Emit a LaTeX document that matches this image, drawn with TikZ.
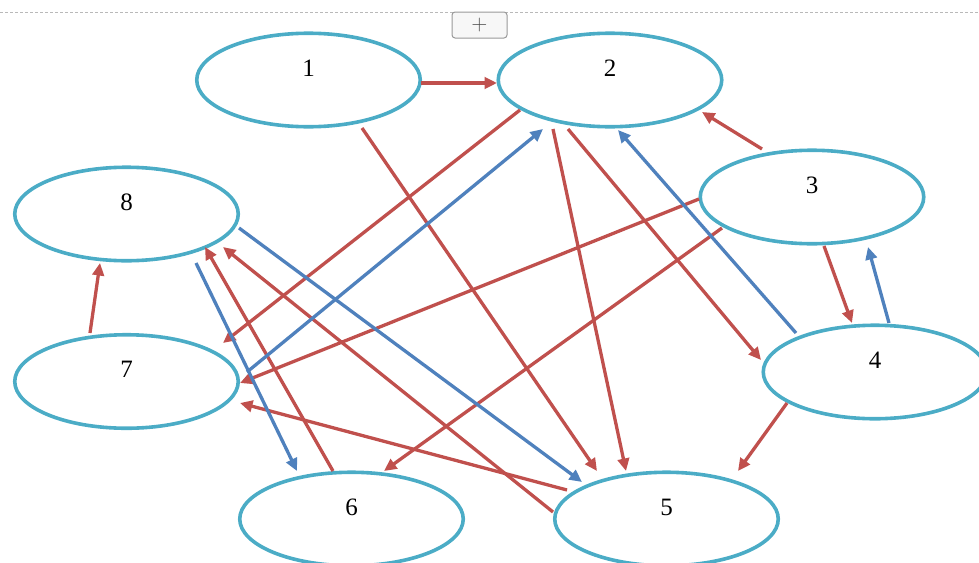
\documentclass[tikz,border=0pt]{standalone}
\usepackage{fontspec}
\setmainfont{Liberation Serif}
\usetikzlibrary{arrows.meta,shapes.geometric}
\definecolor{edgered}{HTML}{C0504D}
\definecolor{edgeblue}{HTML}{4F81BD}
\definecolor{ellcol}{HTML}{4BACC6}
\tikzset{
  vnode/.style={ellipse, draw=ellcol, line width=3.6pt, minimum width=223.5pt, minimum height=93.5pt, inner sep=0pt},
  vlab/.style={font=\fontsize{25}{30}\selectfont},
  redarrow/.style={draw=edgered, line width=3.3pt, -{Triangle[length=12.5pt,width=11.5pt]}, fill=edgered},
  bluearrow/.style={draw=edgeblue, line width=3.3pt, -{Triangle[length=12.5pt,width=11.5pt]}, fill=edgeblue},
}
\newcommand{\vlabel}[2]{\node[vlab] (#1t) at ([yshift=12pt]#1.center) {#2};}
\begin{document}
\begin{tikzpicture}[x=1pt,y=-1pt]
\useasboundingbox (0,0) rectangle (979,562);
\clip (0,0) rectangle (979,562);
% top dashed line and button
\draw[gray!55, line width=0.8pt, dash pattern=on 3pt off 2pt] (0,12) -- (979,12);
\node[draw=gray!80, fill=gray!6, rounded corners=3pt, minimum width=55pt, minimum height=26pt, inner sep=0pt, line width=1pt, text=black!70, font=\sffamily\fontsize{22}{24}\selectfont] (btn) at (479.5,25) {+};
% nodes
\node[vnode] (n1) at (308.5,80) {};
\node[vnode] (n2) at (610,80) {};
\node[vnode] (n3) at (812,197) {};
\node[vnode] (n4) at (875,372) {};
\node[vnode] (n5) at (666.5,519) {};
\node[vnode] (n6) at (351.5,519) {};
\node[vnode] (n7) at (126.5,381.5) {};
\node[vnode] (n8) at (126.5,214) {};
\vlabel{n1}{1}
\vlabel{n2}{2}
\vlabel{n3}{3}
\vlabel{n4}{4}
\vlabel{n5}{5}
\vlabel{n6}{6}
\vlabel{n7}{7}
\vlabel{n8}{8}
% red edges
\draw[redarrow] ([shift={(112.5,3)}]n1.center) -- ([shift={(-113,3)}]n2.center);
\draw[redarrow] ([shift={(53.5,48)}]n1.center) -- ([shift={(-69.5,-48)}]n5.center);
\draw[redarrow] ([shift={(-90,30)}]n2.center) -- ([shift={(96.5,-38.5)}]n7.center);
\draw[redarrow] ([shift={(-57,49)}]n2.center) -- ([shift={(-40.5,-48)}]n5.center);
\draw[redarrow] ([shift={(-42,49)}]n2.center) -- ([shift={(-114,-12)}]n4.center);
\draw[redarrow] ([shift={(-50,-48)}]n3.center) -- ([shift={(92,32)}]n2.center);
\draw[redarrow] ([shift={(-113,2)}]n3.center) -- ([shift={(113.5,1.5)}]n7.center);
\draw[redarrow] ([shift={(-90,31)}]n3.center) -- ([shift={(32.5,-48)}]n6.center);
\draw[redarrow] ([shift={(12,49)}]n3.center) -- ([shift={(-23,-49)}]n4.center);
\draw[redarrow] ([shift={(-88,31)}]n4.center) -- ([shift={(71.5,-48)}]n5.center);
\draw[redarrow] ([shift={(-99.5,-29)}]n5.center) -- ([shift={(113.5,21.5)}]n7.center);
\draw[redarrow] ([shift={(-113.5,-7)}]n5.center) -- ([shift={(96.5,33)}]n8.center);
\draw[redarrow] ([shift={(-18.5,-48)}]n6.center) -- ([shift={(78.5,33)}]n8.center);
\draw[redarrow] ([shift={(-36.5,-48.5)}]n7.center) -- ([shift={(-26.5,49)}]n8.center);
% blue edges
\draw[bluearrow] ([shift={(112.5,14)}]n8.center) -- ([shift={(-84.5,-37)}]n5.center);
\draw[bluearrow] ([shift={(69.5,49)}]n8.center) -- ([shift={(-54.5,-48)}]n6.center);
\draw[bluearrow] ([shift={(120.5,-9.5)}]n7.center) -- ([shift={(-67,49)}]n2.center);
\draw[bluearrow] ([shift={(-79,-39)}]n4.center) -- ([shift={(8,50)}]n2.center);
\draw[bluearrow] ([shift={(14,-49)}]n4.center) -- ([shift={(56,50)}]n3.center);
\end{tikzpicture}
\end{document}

-=-=-=-=-

• WRITTEN TASK: Leave out the pictures and retype every line above exactly.

• SOLUTION FOR THIS TASK:
Emit a LaTeX document that matches this image, drawn with TikZ.
\documentclass[tikz,border=0pt]{standalone}
\usepackage{fontspec}
\setmainfont{Liberation Serif}
\usetikzlibrary{arrows.meta,shapes.geometric}
\definecolor{edgered}{HTML}{C0504D}
\definecolor{edgeblue}{HTML}{4F81BD}
\definecolor{ellcol}{HTML}{4BACC6}
\tikzset{
  vnode/.style={ellipse, draw=ellcol, line width=3.6pt, minimum width=223.5pt, minimum height=93.5pt, inner sep=0pt},
  vlab/.style={font=\fontsize{25}{30}\selectfont},
  redarrow/.style={draw=edgered, line width=3.3pt, -{Triangle[length=12.5pt,width=11.5pt]}, fill=edgered},
  bluearrow/.style={draw=edgeblue, line width=3.3pt, -{Triangle[length=12.5pt,width=11.5pt]}, fill=edgeblue},
}
\newcommand{\vlabel}[2]{\node[vlab] (#1t) at ([yshift=12pt]#1.center) {#2};}
\begin{document}
\begin{tikzpicture}[x=1pt,y=-1pt]
\useasboundingbox (0,0) rectangle (979,562);
\clip (0,0) rectangle (979,562);
% top dashed line and button
\draw[gray!55, line width=0.8pt, dash pattern=on 3pt off 2pt] (0,12) -- (979,12);
\node[draw=gray!80, fill=gray!6, rounded corners=3pt, minimum width=55pt, minimum height=26pt, inner sep=0pt, line width=1pt, text=black!70, font=\sffamily\fontsize{22}{24}\selectfont] (btn) at (479.5,25) {+};
% nodes
\node[vnode] (n1) at (308.5,80) {};
\node[vnode] (n2) at (610,80) {};
\node[vnode] (n3) at (812,197) {};
\node[vnode] (n4) at (875,372) {};
\node[vnode] (n5) at (666.5,519) {};
\node[vnode] (n6) at (351.5,519) {};
\node[vnode] (n7) at (126.5,381.5) {};
\node[vnode] (n8) at (126.5,214) {};
\vlabel{n1}{1}
\vlabel{n2}{2}
\vlabel{n3}{3}
\vlabel{n4}{4}
\vlabel{n5}{5}
\vlabel{n6}{6}
\vlabel{n7}{7}
\vlabel{n8}{8}
% red edges
\draw[redarrow] ([shift={(112.5,3)}]n1.center) -- ([shift={(-113,3)}]n2.center);
\draw[redarrow] ([shift={(53.5,48)}]n1.center) -- ([shift={(-69.5,-48)}]n5.center);
\draw[redarrow] ([shift={(-90,30)}]n2.center) -- ([shift={(96.5,-38.5)}]n7.center);
\draw[redarrow] ([shift={(-57,49)}]n2.center) -- ([shift={(-40.5,-48)}]n5.center);
\draw[redarrow] ([shift={(-42,49)}]n2.center) -- ([shift={(-114,-12)}]n4.center);
\draw[redarrow] ([shift={(-50,-48)}]n3.center) -- ([shift={(92,32)}]n2.center);
\draw[redarrow] ([shift={(-113,2)}]n3.center) -- ([shift={(113.5,1.5)}]n7.center);
\draw[redarrow] ([shift={(-90,31)}]n3.center) -- ([shift={(32.5,-48)}]n6.center);
\draw[redarrow] ([shift={(12,49)}]n3.center) -- ([shift={(-23,-49)}]n4.center);
\draw[redarrow] ([shift={(-88,31)}]n4.center) -- ([shift={(71.5,-48)}]n5.center);
\draw[redarrow] ([shift={(-99.5,-29)}]n5.center) -- ([shift={(113.5,21.5)}]n7.center);
\draw[redarrow] ([shift={(-113.5,-7)}]n5.center) -- ([shift={(96.5,33)}]n8.center);
\draw[redarrow] ([shift={(-18.5,-48)}]n6.center) -- ([shift={(78.5,33)}]n8.center);
\draw[redarrow] ([shift={(-36.5,-48.5)}]n7.center) -- ([shift={(-26.5,49)}]n8.center);
% blue edges
\draw[bluearrow] ([shift={(112.5,14)}]n8.center) -- ([shift={(-84.5,-37)}]n5.center);
\draw[bluearrow] ([shift={(69.5,49)}]n8.center) -- ([shift={(-54.5,-48)}]n6.center);
\draw[bluearrow] ([shift={(120.5,-9.5)}]n7.center) -- ([shift={(-67,49)}]n2.center);
\draw[bluearrow] ([shift={(-79,-39)}]n4.center) -- ([shift={(8,50)}]n2.center);
\draw[bluearrow] ([shift={(14,-49)}]n4.center) -- ([shift={(56,50)}]n3.center);
\end{tikzpicture}
\end{document}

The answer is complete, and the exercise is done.